When she was a teenager, Gifford enjoyed spending her free time on Round Hill. At the time, Gifford said, the beach was almost never crowded. Even when her kids were growing up, they often had the beach all to themselves.

Gifford had a job babysitting for families who lived near Round Hill, and brought her dates down to the beach. It’s where she and her to-be husband went on their dates—always under the watchful eye of her father, who worked as a security guard at the Massachusetts Institute of Technology’s former Round Hill facility, where a large radio tower once stood.

“It was kind of funny because my father was at the gate to ‘guard’ us,” Gifford said. “My father kept track of me.”

On January 30, 1957, she married her husband Hubert Gifford, Jr. They had four children and later moved into a home on a newly created development on Jason Drive off of Russells Mills Road, which was one of the first homes in the development.

Throughout the years, Gifford has held several jobs. She worked for an aviation company scheduling flights and handling bookkeeping, and later founded her own company, Sandpiper Charter Service, out of her home.

As she grew older, Gifford said she watched the Dartmouth she knew change.
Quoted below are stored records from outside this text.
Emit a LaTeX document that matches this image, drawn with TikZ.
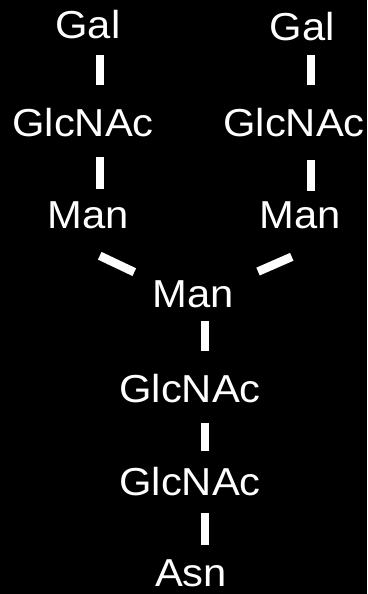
\documentclass[tikz,border=0pt]{standalone}
\usepackage{fontspec}
\setmainfont{Liberation Sans}[FakeStretch=1.07]
\usetikzlibrary{calc}

\begin{document}
\begin{tikzpicture}[x=1pt, y=-1pt,
    sugar/.style={text=white, font=\fontsize{39}{46}\selectfont,
                  inner sep=0pt, text height=28pt, text depth=0pt, anchor=base},
    bond/.style 2 args={draw=white, line width=8.5pt,
                  shorten <=#1pt, shorten >=#2pt}]

    % background
    \fill[black] (0,0) rectangle (367,594);
    \useasboundingbox (0,0) rectangle (367,594);

    % left antenna
    \node[sugar] (gall) at (88,38)  {Gal};
    \node[sugar] (glcl) at (83,136) {GlcNAc};
    \node[sugar] (manl) at (88,228) {Man};

    % right antenna
    \node[sugar] (galr) at (302,41)  {Gal};
    \node[sugar] (glcr) at (294,136) {GlcNAc};
    \node[sugar] (manr) at (300,228) {Man};

    % core
    \node[sugar] (manc) at (193,307) {Man};
    \node[sugar] (glc1) at (190,402) {GlcNAc};
    \node[sugar] (glc2) at (190,495) {GlcNAc};
    \node[sugar] (asn)  at (191,586) {Asn};

    % bond columns
    \coordinate (lcol) at (100,0);
    \coordinate (rcol) at (311,0);
    \coordinate (ccol) at (205,0);

    \draw[bond={17}{23}] (gall.south -| lcol) -- (glcl.north -| lcol);
    \draw[bond={21}{11}] (glcl.south -| lcol) -- (manl.north -| lcol);
    \draw[bond={14}{23}] (galr.south -| rcol) -- (glcr.north -| rcol);
    \draw[bond={24}{9}]  (glcr.south -| rcol) -- (manr.north -| rcol);

    \draw[bond={13}{65}] ([shift={(0,22)}]manl.south) -- ([shift={(0,-7)}]manc.base);
    \draw[bond={9}{71}]  ([shift={(0,25)}]manr.south) -- ([shift={(0,-7)}]manc.base);

    \draw[bond={14}{23}] (manc.south -| ccol) -- (glc1.north -| ccol);
    \draw[bond={21}{16}] (glc1.south -| ccol) -- (glc2.north -| ccol);
    \draw[bond={18}{13}] (glc2.south -| ccol) -- (asn.north -| ccol);
\end{tikzpicture}
\end{document}
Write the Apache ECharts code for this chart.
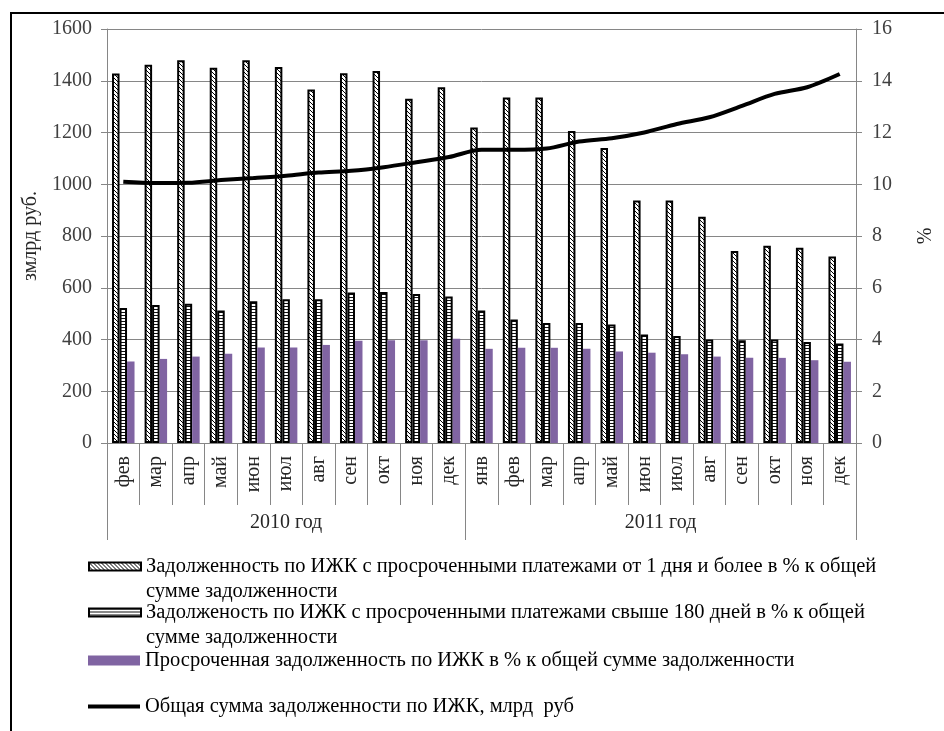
<!DOCTYPE html>
<html>
<head>
<meta charset="utf-8">
<script src="https://cdn.jsdelivr.net/npm/echarts@6.0.0/dist/echarts.min.js"></script>
<style>
html,body{margin:0;padding:0;background:#fff;}
#frame{position:absolute;left:10px;top:12px;width:1000px;height:800px;border:2px solid #000;}
#chart{position:absolute;left:0;top:0;width:944px;height:731px;}
</style>
</head>
<body>
<div id="frame"></div>
<div id="chart"></div>
<script>
// подписи по оси X
var months2010 = ['фев','мар','апр','май','июн','июл','авг','сен','окт','ноя','дек'];
var months2011 = ['янв','фев','мар','апр','май','июн','июл','авг','сен','окт','ноя','дек'];
var yearLabels = ['2010 год','2011 год'];

// % к общей сумме задолженности (правая ось)
var over1day = [14.28,14.62,14.79,14.50,14.79,14.53,13.66,14.29,14.38,13.30,13.75,
                12.19,13.35,13.35,12.06,11.40,9.37,9.37,8.74,7.42,7.62,7.55,7.21];
var over180days = [5.22,5.33,5.38,5.12,5.48,5.56,5.56,5.82,5.84,5.76,5.66,
                   5.12,4.77,4.64,4.64,4.58,4.19,4.14,4.00,3.97,4.00,3.90,3.85];
var overdue = [3.15,3.25,3.34,3.45,3.69,3.69,3.79,3.95,3.97,3.97,4.03,
               3.64,3.68,3.68,3.64,3.54,3.49,3.43,3.34,3.29,3.29,3.20,3.14];
// млрд руб (левая ось)
var totalDebt = [1010,1005,1006,1016,1024,1033,1045,1052,1066,1085,1105,
                 1133,1133,1138,1165,1178,1200,1233,1259,1303,1349,1375,1426];

// легенда, по строкам
var nameOver1 = ['Задолженность по ИЖК с просроченными платежами от 1 дня и более в % к общей','сумме задолженности'];
var nameOver180 = ['Задолженость по ИЖК с просроченными платежами свыше 180 дней в % к общей','сумме задолженности'];
var nameOverdue = ['Просроченная задолженность по ИЖК в % к общей сумме задолженности'];
var nameTotal = ['Общая сумма задолженности по ИЖК, млрд  руб'];

var FONT = 'Liberation Serif';
var categories = months2010.concat(months2011);
var yearBounds = [0, months2010.length, months2010.length + months2011.length];
var yearCenters = [yearBounds[0] + months2010.length / 2, yearBounds[1] + months2011.length / 2];

function hatchCanvas(){
	var c = document.createElement('canvas');
	c.width = 4; c.height = 4;
	var ctx = c.getContext('2d');
	ctx.fillStyle = '#fff';
	ctx.fillRect(0,0,4,4);
	ctx.fillStyle = '#000';
	for(var i=0;i<4;i++){
		ctx.fillRect(i,i,1,1);
	}
	return c;
}
function stripeCanvas(){
	var c = document.createElement('canvas');
	c.width = 4; c.height = 3;
	var ctx = c.getContext('2d');
	ctx.fillStyle = '#fff';
	ctx.fillRect(0,0,4,3);
	ctx.fillStyle = '#111';
	ctx.fillRect(0,0,4,1);
	return c;
}

var fullName = function(lines){ return lines.join(' '); };
// пустая строка сверху, чтобы значок стоял напротив первой строки
var wrapped = {};
[nameOver1,nameOver180,nameOverdue,nameTotal].forEach(function(l){
	wrapped[fullName(l)] = l.length>1 ? ' \n'+l.join('\n') : l[0];
});

function legendItem(lines, top, h, icon){
	return {
		data:[{name:fullName(lines),icon:icon||'rect'}],
		left:83,
		top:top,
		orient:'vertical',
		itemWidth:52,
		itemHeight:h,
		selectedMode:false,
		formatter:function(name){ return wrapped[name]; },
		textStyle:{
			fontFamily:FONT,
			fontSize:20.5,
			color:'#000',
			lineHeight:25
		}
	};
}

var myChart = echarts.init(document.getElementById('chart'));
myChart.setOption({
	animation:false,
	grid:{left:107,right:76,top:29,bottom:288},
	legend:[
		legendItem(nameOver1,524,8),
		legendItem(nameOver180,570,8),
		legendItem(nameOverdue,643,10),
		legendItem(nameTotal,689,4)
	],
	xAxis:[
		{
			type:'category',
			data:categories,
			axisLine:{lineStyle:{color:'#868686'}},
			axisTick:{show:true,interval:0,length:62,lineStyle:{color:'#868686'}},
			axisLabel:{interval:0,rotate:90,margin:13,fontFamily:FONT,fontSize:20,color:'#262626'}
		},
		{
			type:'value',
			min:0,
			max:yearBounds[2],
			position:'bottom',
			axisLine:{show:false},
			splitLine:{show:false},
			axisTick:{show:true,customValues:yearBounds,length:97,lineStyle:{color:'#868686'}},
			axisLabel:{
				customValues:yearCenters,
				margin:70,
				fontFamily:FONT,fontSize:20,color:'#262626',
				formatter:function(v){ return v<yearBounds[1]?yearLabels[0]:yearLabels[1]; }
			}
		}
	],
	yAxis:[
		{
			type:'value',
			min:0,max:1600,interval:200,
			name:'змлрд руб.',
			nameLocation:'middle',
			nameGap:64,
			nameRotate:90,
			nameTextStyle:{fontFamily:FONT,fontSize:20,color:'#262626'},
			axisLine:{show:true,lineStyle:{color:'#868686'}},
			axisTick:{show:true,length:6,lineStyle:{color:'#868686'}},
			axisLabel:{margin:15,fontFamily:FONT,fontSize:20,color:'#404040',formatter:function(v){return String(v);}},
			splitLine:{lineStyle:{color:'#868686'}}
		},
		{
			type:'value',
			min:0,max:16,interval:2,
			name:'%',
			nameLocation:'middle',
			nameGap:60,
			nameRotate:90,
			nameTextStyle:{fontFamily:FONT,fontSize:20,color:'#262626'},
			axisLine:{show:true,lineStyle:{color:'#868686'}},
			axisTick:{show:true,length:6,lineStyle:{color:'#868686'}},
			axisLabel:{margin:16,fontFamily:FONT,fontSize:20,color:'#404040'},
			splitLine:{show:false}
		}
	],
	series:[
		{
			name:fullName(nameOver1),
			type:'bar',
			yAxisIndex:1,
			barWidth:7.5,
			barGap:'0%',
			data:over1day,
			itemStyle:{color:{image:hatchCanvas(),repeat:'repeat'},borderColor:'#000',borderWidth:2}
		},
		{
			name:fullName(nameOver180),
			type:'bar',
			yAxisIndex:1,
			barWidth:7.5,
			barGap:'0%',
			data:over180days,
			itemStyle:{color:{image:stripeCanvas(),repeat:'repeat'},borderColor:'#000',borderWidth:2}
		},
		{
			name:fullName(nameOverdue),
			type:'bar',
			yAxisIndex:1,
			barWidth:7.5,
			barGap:'0%',
			data:overdue,
			itemStyle:{color:'#8064A2'}
		},
		{
			name:fullName(nameTotal),
			type:'line',
			yAxisIndex:0,
			data:totalDebt,
			symbol:'none',
			smooth:0.3,
			z:5,
			itemStyle:{color:'#000'},
			lineStyle:{color:'#000',width:4}
		}
	]
});
</script>
</body>
</html>
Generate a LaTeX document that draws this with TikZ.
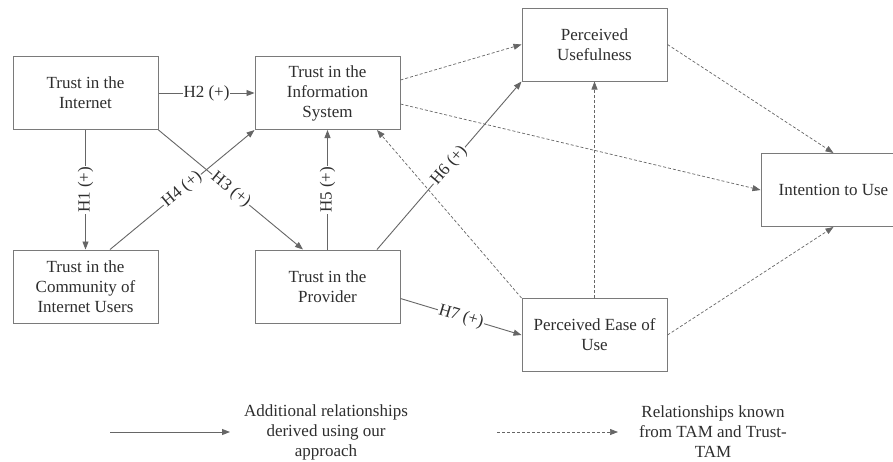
\documentclass[tikz,border=0pt]{standalone}
\usepackage{fontspec}
\setmainfont{Liberation Serif}
\usetikzlibrary{arrows.meta,calc}
\definecolor{linec}{HTML}{666666}
\definecolor{boxc}{HTML}{7A7A7A}
\definecolor{textc}{HTML}{2E2E2E}
\begin{document}
\begin{tikzpicture}[x=1pt,y=-1pt,
  every node/.style={text=textc,font=\fontsize{17}{20}\selectfont},
  cbox/.style={draw=boxc,line width=1pt,minimum width=145pt,minimum height=73pt,inner sep=0pt,align=center},
  solidarr/.style={draw=linec,line width=0.9pt,-{Triangle[length=8pt,width=6pt]}},
  dasharr/.style={draw=linec,line width=0.7pt,dash pattern=on 3pt off 2pt,-{Triangle[length=8pt,width=6pt]}},
  lbl/.style={fill=white,inner sep=1pt}]
\useasboundingbox (0,0) rectangle (893,461);
\fill[white] (0,0) rectangle (893,461);
% boxes
\node[cbox] (inet) at (85.5,93) {Trust in the\\Internet};
\node[cbox] (is) at (327.5,93) {Trust in the\\Information\\System};
\node[cbox] (comm) at (85.5,286.5) {Trust in the\\Community of\\Internet Users};
\node[cbox] (prov) at (327.5,286.5) {Trust in the\\Provider};
\node[cbox] (pu) at (594.5,44.5) {Perceived\\Usefulness};
\node[cbox] (peou) at (594.5,335) {Perceived Ease of\\Use};
\node[cbox] (iu) at (833.5,190) {Intention to Use};
% solid relationships
\draw[solidarr] (inet.east) -- node[lbl]{H2 (+)} (is.west);
\draw[solidarr] (inet.south) -- node[lbl,rotate=90]{H1 (+)} (comm.north);
\draw[solidarr] (inet.south east) -- node[lbl,sloped]{H3 (+)} ($(prov.north)+(-24.5,0)$);
\draw[solidarr] ($(comm.north)+(24.5,0)$) -- node[lbl,sloped]{H4 (+)} (is.south west);
\draw[solidarr] (prov.north) -- node[lbl,sloped]{H5 (+)} (is.south);
\draw[solidarr] ($(prov.north)+(49.5,0)$) -- node[lbl,sloped]{H6 (+)} (pu.south west);
\draw[solidarr] ($(prov.north east)+(0,49)$) -- node[lbl,sloped]{H7 (+)} (peou.west);
% dashed relationships
\draw[dasharr] ($(is.north east)+(0,24)$) -- (pu.west);
\draw[dasharr] ($(is.north east)+(0,48)$) -- (iu.west);
\draw[dasharr] (pu.east) -- (iu.north);
\draw[dasharr] (peou.east) -- (iu.south);
\draw[dasharr] (peou.north) -- (pu.south);
\draw[dasharr] (peou.north west) -- ($(is.south)+(49.5,0)$);
% legend
\coordinate (ls1) at (110,432);
\coordinate (ls2) at (230,432);
\coordinate (ld1) at (497,432);
\coordinate (ld2) at (618,432);
\draw[solidarr] (ls1) -- (ls2);
\draw[dasharr] (ld1) -- (ld2);
\node[align=center,inner sep=0pt] (lt1) at (326,432) {Additional relationships\\derived using our\\approach};
\node[align=center,inner sep=0pt] (lt2) at (713,432) {Relationships known\\from TAM and Trust-\\TAM};
\end{tikzpicture}
\end{document}
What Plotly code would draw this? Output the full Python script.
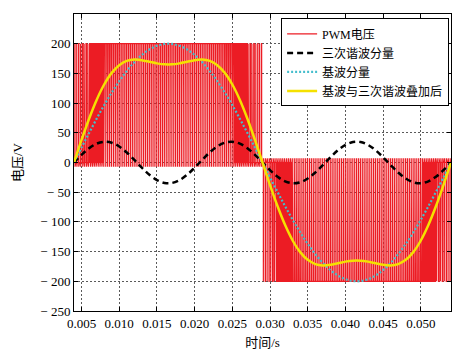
import plotly.graph_objects as go

# ---- data ----
time_s = [0.004, 0.005, 0.006, 0.007, 0.008, 0.009, 0.010, 0.011, 0.012, 0.013,
          0.014, 0.015, 0.016, 0.017, 0.018, 0.019, 0.020, 0.021, 0.022, 0.023,
          0.024, 0.025, 0.026, 0.027, 0.028, 0.029, 0.030, 0.031, 0.032, 0.033,
          0.034, 0.035, 0.036, 0.037, 0.038, 0.039, 0.040, 0.041, 0.042, 0.043,
          0.044, 0.045, 0.046, 0.047, 0.048, 0.049, 0.050, 0.051, 0.052, 0.053,
          0.054]

fundamental = [0, 25.1, 49.7, 73.6, 96.4, 117.6, 136.9, 154.1, 168.9, 181.0,
               190.2, 196.5, 199.6, 199.6, 196.5, 190.2, 181.0, 168.9, 154.1, 136.9,
               117.6, 96.4, 73.6, 49.7, 25.1, 0, -25.1, -49.7, -73.6, -96.4,
               -117.6, -136.9, -154.1, -168.9, -181.0, -190.2, -196.5, -199.6, -199.6, -196.5,
               -190.2, -181.0, -168.9, -154.1, -136.9, -117.6, -96.4, -73.6, -49.7, -25.1,
               0]

third_harmonic = [0, 12.9, 24.0, 31.7, 34.9, 33.3, 27.0, 16.9, 4.4, -8.7,
                  -20.6, -29.6, -34.4, -34.4, -29.6, -20.6, -8.7, 4.4, 16.9, 27.0,
                  33.3, 34.9, 31.7, 24.0, 12.9, 0, -12.9, -24.0, -31.7, -34.9,
                  -33.3, -27.0, -16.9, -4.4, 8.7, 20.6, 29.6, 34.4, 34.4, 29.6,
                  20.6, 8.7, -4.4, -16.9, -27.0, -33.3, -34.9, -31.7, -24.0, -12.9,
                  0]

combined = [0, 38.0, 73.7, 105.3, 131.3, 150.9, 163.9, 171.0, 173.3, 172.3,
            169.6, 166.9, 165.2, 165.2, 166.9, 169.6, 172.3, 173.3, 171.0, 163.9,
            150.9, 131.3, 105.3, 73.7, 38.0, 0, -38.0, -73.7, -105.3, -131.3,
            -150.9, -163.9, -171.0, -173.3, -172.3, -169.6, -166.9, -165.2, -165.2, -166.9,
            -169.6, -172.3, -173.3, -171.0, -163.9, -150.9, -131.3, -105.3, -73.7, -38.0,
            0]

pwm_level = 200          # DC bus voltage of the PWM pulses
pwm_ringing = 7          # small over/undershoot after each edge
pulses_per_sample = 4    # carrier pulses in each 1 ms sample interval

y_ticks = [250, 200, 150, 100, 50, 0, -50, -100, -150, -200, -250]
y_tick_text = ["250", "200", "150", "100", "50", "0",
               "\u2212 50", "\u2212 100", "\u2212 150", "\u2212 200", "\u2212 250"]
x_ticks = [0.005, 0.010, 0.015, 0.020, 0.025, 0.030, 0.035, 0.040, 0.045, 0.050]
x_tick_text = ["0.005", "0.010", "0.015", "0.020", "0.025",
               "0.030", "0.035", "0.040", "0.045", "0.050"]

# ---- PWM pulse train built from the modulating (combined) reference ----
pwm_x, pwm_y = [], []
for k in range(len(time_s) - 1):
    span = time_s[k + 1] - time_s[k]
    cp = span / pulses_per_sample
    level = (combined[k] + combined[k + 1]) / 2
    duty = abs(level) / pwm_level
    sgn = 1 if level >= 0 else -1
    for p in range(pulses_per_sample):
        a = time_s[k] + p * cp
        mid = a + cp / 2
        r = mid - duty * cp / 2
        f = mid + duty * cp / 2
        pwm_x += [a, r, r, f, f, min(f + cp * 0.15, a + cp)]
        pwm_y += [0, 0, sgn * pwm_level, sgn * pwm_level, -sgn * pwm_ringing, 0]

serif = "'Liberation Serif', 'Times New Roman', 'Noto Sans CJK SC', serif"

fig = go.Figure()
fig.add_trace(go.Scatter(x=pwm_x, y=pwm_y, mode="lines", name="PWM电压",
                         line=dict(color="rgb(236,28,36)", width=1.2)))
fig.add_trace(go.Scatter(x=time_s, y=third_harmonic, mode="lines", name="三次谐波分量",
                         line=dict(color="black", width=2.5, dash="6px,4px", shape="spline")))
fig.add_trace(go.Scatter(x=time_s, y=fundamental, mode="lines", name="基波分量",
                         line=dict(color="rgb(70,190,205)", width=2.2, dash="2px,2px", shape="spline")))
fig.add_trace(go.Scatter(x=time_s, y=combined, mode="lines", name="基波与三次谐波叠加后",
                         line=dict(color="rgb(245,225,0)", width=2.5, shape="spline")))

axis_common = dict(
    showline=True, linecolor="black", linewidth=1, mirror="allticks",
    ticks="inside", ticklen=4, tickcolor="black",
    showgrid=True, gridcolor="rgb(90,90,90)", gridwidth=1, griddash="2px,2px",
    zeroline=False, automargin=False,
    tickfont=dict(family=serif, size=13, color="black"),
)

# the page body adds an 8 px offset, so the figure is sized to fit inside it
fig.update_layout(
    width=462, height=353,
    margin=dict(l=66, r=19, t=6, b=50),
    paper_bgcolor="white", plot_bgcolor="white",
    font=dict(family=serif, color="black"),
    xaxis=dict(range=[0.004, 0.054], tickvals=x_ticks, ticktext=x_tick_text,
               title=dict(text="时间/s", font=dict(family=serif, size=13), standoff=8),
               **axis_common),
    yaxis=dict(range=[-250, 250], tickvals=y_ticks, ticktext=y_tick_text,
               title=dict(text="电压/V", font=dict(family=serif, size=13), standoff=14),
               **axis_common),
    legend=dict(x=0.995, xanchor="right", y=0.985, yanchor="top",
                bgcolor="white", bordercolor="black", borderwidth=1,
                font=dict(family=serif, size=12, color="black"),
                itemwidth=30, tracegroupgap=0),
    showlegend=True,
)

fig.write_html("out.html")
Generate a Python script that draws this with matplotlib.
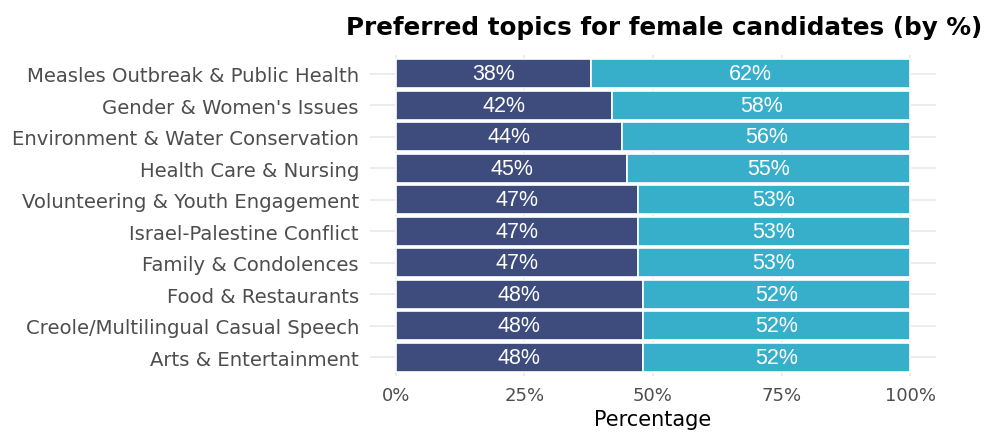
import matplotlib
matplotlib.use("Agg")
import matplotlib.pyplot as plt
import numpy as np

# topic shares, top row first
topics = ["Measles Outbreak & Public Health", "Gender & Women's Issues",
          "Environment & Water Conservation", "Health Care & Nursing",
          "Volunteering & Youth Engagement", "Israel-Palestine Conflict",
          "Family & Condolences", "Food & Restaurants",
          "Creole/Multilingual Casual Speech", "Arts & Entertainment"]
share_a = [38, 42, 44, 45, 47, 47, 47, 48, 48, 48]
share_b = [62, 58, 56, 55, 53, 53, 53, 52, 52, 52]

dark = "#3e4c7d"
teal = "#38afca"
grid = "#ebebeb"

plt.rcParams["font.family"] = ["DejaVu Sans"]

fig = plt.figure(figsize=(10.02, 4.35), dpi=100)
ax = fig.add_axes([370 / 1002, 58 / 435, 566 / 1002, 321 / 435])

y = np.arange(len(topics))[::-1]
a = np.array(share_a)
b = np.array(share_b)
ax.barh(y, a, height=0.92, color=dark, edgecolor="white", linewidth=1.2, zorder=2)
ax.barh(y, b, left=a, height=0.92, color=teal, edgecolor="white", linewidth=1.2, zorder=2)

for yi, va, vb in zip(y, a, b):
    ax.text(va / 2, yi, f"{va}%", color="white", ha="center", va="center",
            fontsize=15.5, family="Liberation Sans", zorder=3)
    ax.text(va + vb / 2, yi, f"{vb}%", color="white", ha="center", va="center",
            fontsize=15.5, family="Liberation Sans", zorder=3)

ax.set_xlim(-5, 105)
ax.set_ylim(-0.6, len(topics) - 0.4)
ax.set_xticks([0, 25, 50, 75, 100])
ax.set_xticklabels(["0%", "25%", "50%", "75%", "100%"])
ax.set_yticks(y)
ax.set_yticklabels(topics)
ax.tick_params(axis="both", length=0, labelcolor="#4d4d4d")
ax.tick_params(axis="y", pad=8, labelsize=14.1)
ax.tick_params(axis="x", pad=7, labelsize=13)
ax.grid(True, color=grid, linewidth=1.3, zorder=0)
ax.set_axisbelow(True)
for s in ax.spines.values():
    s.set_visible(False)

ax.set_xlabel("Percentage", fontsize=15, color="black", labelpad=4)
fig.text(982 / 1002, 1 - 28 / 435, "Preferred topics for female candidates (by %)",
         ha="right", va="center", fontsize=17.7, fontweight="bold", color="black")

fig.savefig("out.png", dpi=100)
“There was maybe 7,000 people in the Town of Dartmouth when I was born,” Gifford said. “It has changed drastically.”

She pointed to a loss of a rural, small-town feel as one of the main differences between the Dartmouth of her youth and today. She said in the past, she remembers driving to stores and leaving her car doors unlocked and her purse in the car, which she wouldn’t do now.

Her love for Dartmouth as it once was is what inspired her to join the Dartmouth Historical Commission. She accepted an appointment to the commission in July, and says she looks forward to helping to preserve and protect the town’s historical assets.